Britannia Mine Museum is a new industry member of the BC Association of Travel Writers. I make a visit. Just 55 kilometers north of Vancouver, and ten minutes south of Squamish, the Britannia Mine Museum is easy access along the scenic Sea to Sky Highway 99.
At the site of what was once the largest copper-producing mine in North America, Britannia Mine Museum is at the head of Canada’s southernmost 42-kilometer-long inlet/fjord. Mill 3 has 14,416 shiny windows overlooking Howe Sound. Meet the Concentrator. It crushed Mill 3’s ore into concentrated powder. We’re magnetized…
And yet, the question is like a fault deposit in my veins I can’t extract. How can the British Columbia government state that what was one of the “largest metal pollution sources in North America – having significant impact on local waterways like Howe Sound and the Squamish River” still be an award-winning museum today?
The History
The answers lie in history and in the museum’s mandate as a registered charity, a National Historic Site and a BC Historic Landmark.
Going back to the turn of the last century, the mine opened in 1904 and extracted a multitude of ores (mainly copper).
It closed in 1974. The worst impacts were still to come.
Impacts
Shafts (210 kilometers of them) from the open pit mine at the top exacerbated a natural process called Acid Rock Drainage (ARD). Once sulphide minerals came into contact with water and oxygen (rain and air), the ground water coursing through the tunnels became acidic.
An exhibit entitled ‘How Weird is Water?’ explains a bit about how solvent water is. How its basic neutrality can be altered.
“More materials dissolve in water than in any other liquid…it is the ratio of H+ to OH- (H being Hydrogen, and O being Oxygen) which defines the acidity of water. Neutral water contains the same amount of each, where acidic water contains more H+ ions.”
The Solution
Since the opening of Epcor’s Water Treatment Plant in 2005, diverted water collected and neutralized. An 8-m thick concrete plug blocks the Howe Sound portal. With those applications in place, 2011 saw the first returns of Pink and Coho salmon in over a hundred years.
We arrive in time to take one of the hourly 45-minute tunnel tours. We hop aboard the train with our tour guide, Emily, and some other information panners.
Going Underground
“I’ll take you underground and show you some of the conditions the men had to work with…watch your step…they never had overhead lights.”
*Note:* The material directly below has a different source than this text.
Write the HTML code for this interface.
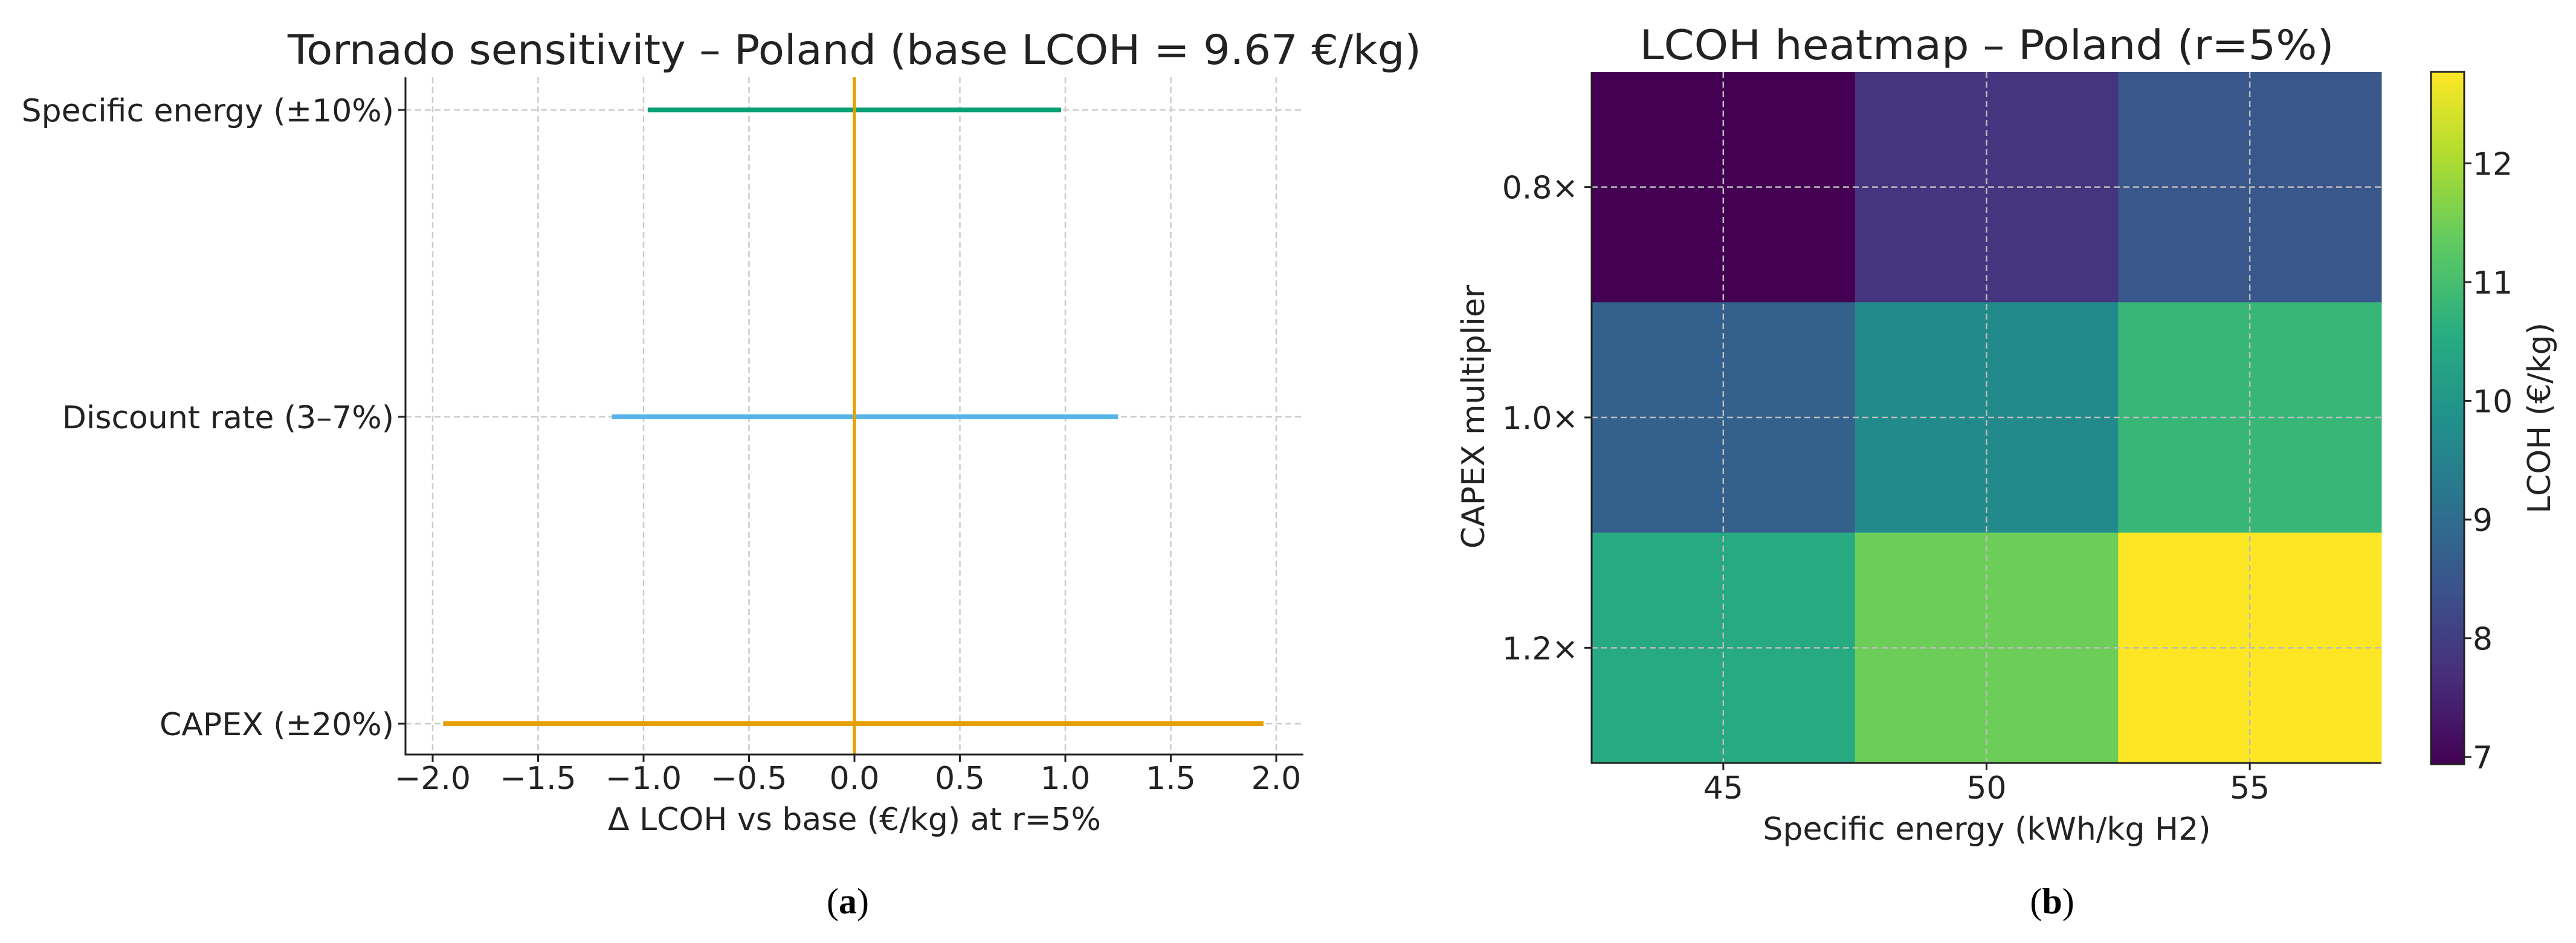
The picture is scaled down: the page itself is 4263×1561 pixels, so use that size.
<!DOCTYPE html>
<html><head><meta charset="utf-8"><style>
html,body{margin:0;padding:0;background:#fff;}
svg{display:block;font-family:"DejaVu Sans","Liberation Sans",sans-serif;}
</style></head><body>
<svg id="fig" width="4263" height="1561" viewBox="0 0 4263 1561" xmlns="http://www.w3.org/2000/svg">
<rect width="4263" height="1561" fill="#fff"/>
<g id="tornado"></g>
<g id="heat"></g>
<text x="1403" y="1512" font-family="Liberation Serif,serif" font-size="60" text-anchor="middle" fill="#000">(<tspan font-weight="bold">a</tspan>)</text>
<text x="3396" y="1512" font-family="Liberation Serif,serif" font-size="60" text-anchor="middle" fill="#000">(<tspan font-weight="bold">b</tspan>)</text>
</svg>
<script>
// ---- Tornado data ----
const tornadoCats = ["Specific energy (±10%)", "Discount rate (3–7%)", "CAPEX (±20%)"];
const tornadoLow = [-0.98, -1.15, -1.95];
const tornadoHigh = [0.98, 1.25, 1.94];
const tornadoColors = ["#009e73", "#56b4e9", "#e69f00"];
const tornadoTicks = [-2.0, -1.5, -1.0, -0.5, 0.0, 0.5, 1.0, 1.5, 2.0];
// ---- Heatmap data ----
const heatCols = ["45", "50", "55"];
const heatRows = ["0.8×", "1.0×", "1.2×"];
const heatValues = [
  [6.94, 7.8, 8.5],
  [8.75, 9.7, 10.8],
  [10.45, 11.45, 12.77]
];
const cbarTicks = [7, 8, 9, 10, 11, 12];

const NS = "http://www.w3.org/2000/svg";
function mk(parent, tag, attrs, text) {
  const e = document.createElementNS(NS, tag);
  for (const k in attrs) e.setAttribute(k, attrs[k]);
  if (text !== undefined) e.textContent = text;
  parent.appendChild(e);
  return e;
}

// ===== Tornado =====
(function () {
  const g = document.getElementById("tornado");
  const L = 671, R = 2157, T = 128, B = 1249;
  const x = v => 1414 + v * 349;
  const y = i => [182, 690, 1198][i];
  tornadoTicks.forEach(t => {
    const l = mk(g, "line", {x1: x(t), x2: x(t), y1: T, y2: B, stroke: "#cccccc", "stroke-width": 2.5, "stroke-dasharray": "10,6"});
    
    
  });
  tornadoCats.forEach((c, i) => {
    const l = mk(g, "line", {x1: L, x2: R, y1: y(i), y2: y(i), stroke: "#cccccc", "stroke-width": 2.5, "stroke-dasharray": "10,6"});
    
    
  });
  tornadoCats.forEach((c, i) => {
    const b = mk(g, "line", {x1: x(tornadoLow[i]), x2: x(tornadoHigh[i]), y1: y(i), y2: y(i), stroke: tornadoColors[i], "stroke-width": 8});
    
    
  });
  const z = mk(g, "line", {x1: x(0), x2: x(0), y1: T, y2: B, stroke: "#e69f00", "stroke-width": 5});
  
  
  const sp1 = mk(g, "line", {x1: L, x2: L, y1: T, y2: B + 1.5, stroke: "#222", "stroke-width": 3});
  
  
  const sp2 = mk(g, "line", {x1: L - 1.5, x2: R, y1: B, y2: B, stroke: "#222", "stroke-width": 3});
  
  
  tornadoTicks.forEach(t => {
    mk(g, "line", {x1: x(t), x2: x(t), y1: B, y2: B + 12, stroke: "#222", "stroke-width": 3});
    const lab = mk(g, "text", {x: x(t), y: 1306, "font-size": 52, "text-anchor": "middle", fill: "#222"}, t.toFixed(1).replace("-", "−"));
    
    
  });
  tornadoCats.forEach((c, i) => {
    mk(g, "line", {x1: L - 12, x2: L, y1: y(i), y2: y(i), stroke: "#222", "stroke-width": 3});
    const lab = mk(g, "text", {x: 652, y: y(i) + 19, "font-size": 52, "text-anchor": "end", fill: "#222"}, c);
    
    
  });
  const xl = mk(g, "text", {x: 1414, y: 1374, "font-size": 52, "text-anchor": "middle", fill: "#222"}, "Δ LCOH vs base (€/kg) at r=5%");
  
  
  const tt = mk(g, "text", {x: 1414, y: 106, "font-size": 68, "text-anchor": "middle", fill: "#222", textLength: 1876, lengthAdjust: "spacingAndGlyphs"}, "Tornado sensitivity – Poland (base LCOH = 9.67 €/kg)");
  
  
})();

// ===== Heatmap =====
(function () {
  const g = document.getElementById("heat");
  const L = 2634, R = 3941, T = 119, B = 1263;
  const cw = (R - L) / heatCols.length, rh = (B - T) / heatRows.length;
  const stops = ["#440154","#472d7b","#3b528b","#2c728e","#21918c","#28ae80","#5ec962","#addc30","#fde725"];
  const hex = h => [1,3,5].map(i => parseInt(h.substr(i,2),16));
  const cmin = 6.94, cmax = 12.77;
  function viridis(v) {
    let t = Math.max(0, Math.min(1, (v - cmin) / (cmax - cmin))) * (stops.length - 1);
    const i = Math.min(stops.length - 2, Math.floor(t)), f = t - i;
    const a = hex(stops[i]), b = hex(stops[i+1]);
    return "rgb(" + a.map((c, k) => Math.round(c + (b[k]-c)*f)).join(",") + ")";
  }
  heatValues.forEach((row, r) => row.forEach((v, c) => {
    const cell = mk(g, "rect", {x: L + c*cw, y: T + r*rh, width: cw + 0.5, height: rh + 0.5, fill: viridis(v)});
    
    
  }));
  heatCols.forEach((c, i) => {
    const cx = L + (i + 0.5) * cw;
    mk(g, "line", {x1: cx, x2: cx, y1: T, y2: B, stroke: "#bbbbbb", "stroke-width": 2.5, "stroke-dasharray": "10,6"});
    mk(g, "line", {x1: cx, x2: cx, y1: B, y2: B + 12, stroke: "#222", "stroke-width": 3});
    const lab = mk(g, "text", {x: cx, y: 1322, "font-size": 52, "text-anchor": "middle", fill: "#222"}, c);
    
    
  });
  heatRows.forEach((rname, i) => {
    const cy = T + (i + 0.5) * rh;
    mk(g, "line", {x1: L, x2: R, y1: cy, y2: cy, stroke: "#bbbbbb", "stroke-width": 2.5, "stroke-dasharray": "10,6"});
    mk(g, "line", {x1: L - 12, x2: L, y1: cy, y2: cy, stroke: "#222", "stroke-width": 3});
    const lab = mk(g, "text", {x: 2612, y: cy + 19, "font-size": 52, "text-anchor": "end", fill: "#222"}, rname);
    
    
  });
  mk(g, "line", {x1: L, x2: L, y1: T, y2: B + 1.5, stroke: "#222", "stroke-width": 3});
  mk(g, "line", {x1: L - 1.5, x2: R, y1: B, y2: B, stroke: "#222", "stroke-width": 3});
  const xl = mk(g, "text", {x: 3288, y: 1390, "font-size": 52, "text-anchor": "middle", fill: "#222"}, "Specific energy (kWh/kg H2)");
  
  
  const yl = mk(g, "text", {x: 0, y: 0, "font-size": 52, "text-anchor": "middle", fill: "#222", transform: "translate(2456,690) rotate(-90)"}, "CAPEX multiplier");
  
  
  const tt = mk(g, "text", {x: 3288, y: 98, "font-size": 68, "text-anchor": "middle", fill: "#222", textLength: 1149, lengthAdjust: "spacingAndGlyphs"}, "LCOH heatmap – Poland (r=5%)");
  
  
  const cbL = 4023, cbR = 4078, cbT = 119, cbB = 1265;
  const cy = v => cbB - (v - cmin) / (cmax - cmin) * (cbB - cbT);
  const defs = mk(g, "defs", {});
  const grad = mk(defs, "linearGradient", {id: "vir", x1: 0, y1: 1, x2: 0, y2: 0});
  stops.forEach((s, i) => mk(grad, "stop", {offset: i / (stops.length - 1), "stop-color": s}));
  const cb = mk(g, "rect", {x: cbL, y: cbT, width: cbR - cbL, height: cbB - cbT, fill: "url(#vir)", stroke: "#222", "stroke-width": 3});
  
  
  cbarTicks.forEach(t => {
    mk(g, "line", {x1: cbR, x2: cbR + 12, y1: cy(t), y2: cy(t), stroke: "#222", "stroke-width": 3});
    const lab = mk(g, "text", {x: 4092, y: cy(t) + 19, "font-size": 52, fill: "#222"}, String(t));
    
    
  });
  const cl = mk(g, "text", {x: 0, y: 0, "font-size": 52, "text-anchor": "middle", fill: "#222", transform: "translate(4220,692) rotate(-90)"}, "LCOH (€/kg)");
  
  
})();
</script>
</body></html>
“We’re a hard rock mine. Holes were drilled into the rock, filled with dynamite, and blasted (after hours)…in 1904, they used the wood drill…called ‘the widow maker’ due to the inhalation of silicon dust…(Later), the stoker drill with a water hose (then) the jack light drill in the 1930s reduced the dust further…watch for yellow outlines…find your bull’s eye, drill 30-35 holes, and get out.”
“Muckers…shoveled that rock over (the) shoulder…two men had to move sixteen tons of rock in one shift, just like the song ‘Sixteen Tons …and whaddya get, another day older and deeper in debt.’ We hum along.
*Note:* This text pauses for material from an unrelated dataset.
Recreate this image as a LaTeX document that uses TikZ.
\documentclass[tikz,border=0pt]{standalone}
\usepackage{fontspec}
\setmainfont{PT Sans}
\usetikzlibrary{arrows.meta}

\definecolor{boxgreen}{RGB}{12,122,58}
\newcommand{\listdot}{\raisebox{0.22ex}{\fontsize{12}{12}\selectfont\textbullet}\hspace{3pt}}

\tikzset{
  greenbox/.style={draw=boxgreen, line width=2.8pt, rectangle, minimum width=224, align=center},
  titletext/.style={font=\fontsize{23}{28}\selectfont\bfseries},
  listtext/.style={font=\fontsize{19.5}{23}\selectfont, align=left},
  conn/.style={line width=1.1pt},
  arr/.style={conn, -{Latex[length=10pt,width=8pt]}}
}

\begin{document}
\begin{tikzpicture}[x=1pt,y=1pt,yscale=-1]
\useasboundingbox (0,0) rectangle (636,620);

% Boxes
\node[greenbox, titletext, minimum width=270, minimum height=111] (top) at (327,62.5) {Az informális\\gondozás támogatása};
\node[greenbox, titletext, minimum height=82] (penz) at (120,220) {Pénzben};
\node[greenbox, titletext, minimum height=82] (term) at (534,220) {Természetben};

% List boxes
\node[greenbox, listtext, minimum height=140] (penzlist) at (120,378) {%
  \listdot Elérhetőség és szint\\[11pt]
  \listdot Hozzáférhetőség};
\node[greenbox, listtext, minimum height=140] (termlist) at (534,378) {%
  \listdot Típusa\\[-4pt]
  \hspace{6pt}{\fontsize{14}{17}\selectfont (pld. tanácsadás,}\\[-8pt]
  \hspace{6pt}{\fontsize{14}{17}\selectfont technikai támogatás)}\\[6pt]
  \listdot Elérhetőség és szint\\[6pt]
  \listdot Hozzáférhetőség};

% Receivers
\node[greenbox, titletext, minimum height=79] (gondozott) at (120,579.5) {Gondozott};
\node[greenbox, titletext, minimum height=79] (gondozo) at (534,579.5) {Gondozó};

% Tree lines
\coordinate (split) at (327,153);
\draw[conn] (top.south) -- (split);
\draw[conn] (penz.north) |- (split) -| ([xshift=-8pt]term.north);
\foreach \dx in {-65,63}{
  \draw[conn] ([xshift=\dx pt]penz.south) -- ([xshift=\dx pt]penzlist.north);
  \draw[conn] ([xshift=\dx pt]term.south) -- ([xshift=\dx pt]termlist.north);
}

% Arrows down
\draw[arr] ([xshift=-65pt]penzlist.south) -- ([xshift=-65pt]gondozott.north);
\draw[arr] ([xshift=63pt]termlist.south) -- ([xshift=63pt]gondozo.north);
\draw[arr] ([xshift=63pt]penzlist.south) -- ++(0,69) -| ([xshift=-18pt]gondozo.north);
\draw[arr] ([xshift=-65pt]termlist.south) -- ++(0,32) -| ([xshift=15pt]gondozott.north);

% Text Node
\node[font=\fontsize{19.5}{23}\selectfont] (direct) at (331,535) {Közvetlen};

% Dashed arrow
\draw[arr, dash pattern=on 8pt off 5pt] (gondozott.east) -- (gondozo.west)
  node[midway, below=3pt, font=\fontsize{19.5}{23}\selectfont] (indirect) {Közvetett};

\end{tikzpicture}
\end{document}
Copper ore is heavy, dense rock so the shovels had small blades with short handles until mucking machines came along. Emily revs up the mucking machine.
“Cover your ears; it’s a little bit noisy.”
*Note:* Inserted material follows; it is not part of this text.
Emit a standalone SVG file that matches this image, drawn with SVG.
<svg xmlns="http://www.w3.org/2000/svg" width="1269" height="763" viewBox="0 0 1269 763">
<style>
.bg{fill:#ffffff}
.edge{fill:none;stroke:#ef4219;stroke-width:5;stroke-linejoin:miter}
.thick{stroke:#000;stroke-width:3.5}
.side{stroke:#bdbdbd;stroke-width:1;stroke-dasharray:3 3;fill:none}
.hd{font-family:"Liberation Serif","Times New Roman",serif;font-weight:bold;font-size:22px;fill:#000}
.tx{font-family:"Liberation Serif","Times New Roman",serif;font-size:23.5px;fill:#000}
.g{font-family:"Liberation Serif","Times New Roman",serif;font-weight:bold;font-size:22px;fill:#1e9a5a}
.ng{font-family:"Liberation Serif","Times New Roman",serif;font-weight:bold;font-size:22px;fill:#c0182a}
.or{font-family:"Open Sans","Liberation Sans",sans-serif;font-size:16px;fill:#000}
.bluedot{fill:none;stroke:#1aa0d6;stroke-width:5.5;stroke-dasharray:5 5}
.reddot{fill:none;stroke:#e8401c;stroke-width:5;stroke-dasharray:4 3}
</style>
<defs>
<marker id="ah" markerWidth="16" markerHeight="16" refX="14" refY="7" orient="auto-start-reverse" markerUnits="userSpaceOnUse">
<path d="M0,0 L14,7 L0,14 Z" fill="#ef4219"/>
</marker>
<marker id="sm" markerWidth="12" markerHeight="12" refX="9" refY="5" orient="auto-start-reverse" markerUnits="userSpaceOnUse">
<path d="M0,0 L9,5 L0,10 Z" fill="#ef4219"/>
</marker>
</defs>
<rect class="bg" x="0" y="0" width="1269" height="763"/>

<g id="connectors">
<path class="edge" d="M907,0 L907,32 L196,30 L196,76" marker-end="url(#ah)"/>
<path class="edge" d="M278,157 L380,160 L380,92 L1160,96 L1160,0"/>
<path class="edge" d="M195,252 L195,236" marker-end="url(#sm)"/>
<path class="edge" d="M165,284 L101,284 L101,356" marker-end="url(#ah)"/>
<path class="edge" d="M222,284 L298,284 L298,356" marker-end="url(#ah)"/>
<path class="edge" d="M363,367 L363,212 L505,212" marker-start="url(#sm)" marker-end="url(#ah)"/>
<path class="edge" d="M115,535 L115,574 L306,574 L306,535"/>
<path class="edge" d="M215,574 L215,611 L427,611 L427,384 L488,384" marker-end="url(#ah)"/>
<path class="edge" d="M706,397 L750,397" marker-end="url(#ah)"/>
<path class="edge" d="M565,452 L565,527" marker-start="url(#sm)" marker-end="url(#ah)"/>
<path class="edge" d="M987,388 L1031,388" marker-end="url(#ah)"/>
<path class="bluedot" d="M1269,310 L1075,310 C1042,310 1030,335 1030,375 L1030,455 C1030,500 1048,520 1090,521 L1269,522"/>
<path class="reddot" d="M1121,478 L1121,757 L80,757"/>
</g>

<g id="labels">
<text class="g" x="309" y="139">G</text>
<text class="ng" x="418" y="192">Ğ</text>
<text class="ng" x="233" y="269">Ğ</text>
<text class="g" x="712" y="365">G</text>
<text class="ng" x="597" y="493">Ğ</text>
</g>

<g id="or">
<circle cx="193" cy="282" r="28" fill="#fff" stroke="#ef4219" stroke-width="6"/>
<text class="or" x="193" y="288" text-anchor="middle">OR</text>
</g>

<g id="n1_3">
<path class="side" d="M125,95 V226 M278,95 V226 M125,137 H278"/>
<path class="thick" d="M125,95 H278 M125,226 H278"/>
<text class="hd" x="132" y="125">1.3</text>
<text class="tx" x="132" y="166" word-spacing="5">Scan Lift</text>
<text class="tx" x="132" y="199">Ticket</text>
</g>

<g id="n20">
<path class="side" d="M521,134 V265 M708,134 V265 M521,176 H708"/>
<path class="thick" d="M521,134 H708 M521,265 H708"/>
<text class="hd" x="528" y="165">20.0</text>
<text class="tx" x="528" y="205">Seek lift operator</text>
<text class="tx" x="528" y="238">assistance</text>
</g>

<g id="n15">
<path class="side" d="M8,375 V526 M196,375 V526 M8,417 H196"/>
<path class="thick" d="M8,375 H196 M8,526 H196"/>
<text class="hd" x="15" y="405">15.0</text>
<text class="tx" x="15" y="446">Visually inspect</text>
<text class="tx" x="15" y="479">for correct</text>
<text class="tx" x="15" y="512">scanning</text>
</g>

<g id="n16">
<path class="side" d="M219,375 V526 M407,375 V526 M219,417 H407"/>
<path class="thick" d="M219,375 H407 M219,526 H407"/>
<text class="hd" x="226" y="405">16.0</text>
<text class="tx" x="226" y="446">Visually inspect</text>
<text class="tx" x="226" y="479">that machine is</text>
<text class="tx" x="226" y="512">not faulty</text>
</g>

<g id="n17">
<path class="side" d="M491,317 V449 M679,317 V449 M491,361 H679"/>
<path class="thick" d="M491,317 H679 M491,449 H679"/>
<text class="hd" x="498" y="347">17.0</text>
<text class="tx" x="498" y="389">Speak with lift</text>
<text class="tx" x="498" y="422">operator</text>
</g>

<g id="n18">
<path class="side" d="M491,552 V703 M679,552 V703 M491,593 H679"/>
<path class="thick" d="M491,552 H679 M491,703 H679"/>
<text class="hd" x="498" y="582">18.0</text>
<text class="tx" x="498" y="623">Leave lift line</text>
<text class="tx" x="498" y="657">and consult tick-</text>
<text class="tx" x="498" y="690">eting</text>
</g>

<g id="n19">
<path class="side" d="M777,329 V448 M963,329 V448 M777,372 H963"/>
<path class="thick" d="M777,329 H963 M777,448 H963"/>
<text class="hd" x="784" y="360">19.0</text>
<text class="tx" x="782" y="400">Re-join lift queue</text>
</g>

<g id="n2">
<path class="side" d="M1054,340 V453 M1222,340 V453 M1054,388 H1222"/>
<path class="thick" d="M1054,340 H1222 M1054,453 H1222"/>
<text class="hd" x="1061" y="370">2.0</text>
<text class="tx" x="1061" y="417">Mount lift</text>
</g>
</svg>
“You would spend your entire eight-hour shift underground; wet and dirty… with only a light that you would carry with you…in 1904, that was a candle…in 1919, the carbide lamp was introduced…clip it to your woolen cap (no hard hats yet)…the first battery lights weighed 16 pounds.”
Emerging
We emerge and enter Mill 3 where Emily explains how the ore was crushed “into very fine sand…95% waste, and to separate it out, we used a giant froth separator, a giant bubble bath for minerals.”
We walk back along the boardwalk to the gold- panning area. Families try their hands.
There’s a Mining A-to-Z film, an interactive exhibit for your-inner school child, and glittering minerals on display. Truly a delight for kids and adults alike, we watch this hands-on experiment.
Times have changed. Industry, informed by technology and good governance, may prevent serious oversights of the past.
Moving Forward
Patricia Heintzman, Squamish mayor since November 2014 wants to make Squamish renewable.
In a ‘Mountain Life’ article entitled ‘The Life and Hard Times of Howe Sound’ she says there’s “still some appetite for industry, but it should be clean. Where everyone draws that line is debatable (without going) back to the air and water quality issues that plagued Howe Sound for 50 years.”
Or, leave it to Charles Dickens:
Pip, dear old chap, life is made of ever many partings welded together, as I may say, and one man’s a blacksmith and one’s a whitesmith, one’s a goldsmith, and one’s a coppersmith. Divisions among such must come, and must be met as they come.
Britannia Mining Museum keeps mining ways to make us clear-eyed miners of information, learning from the past, forging our future.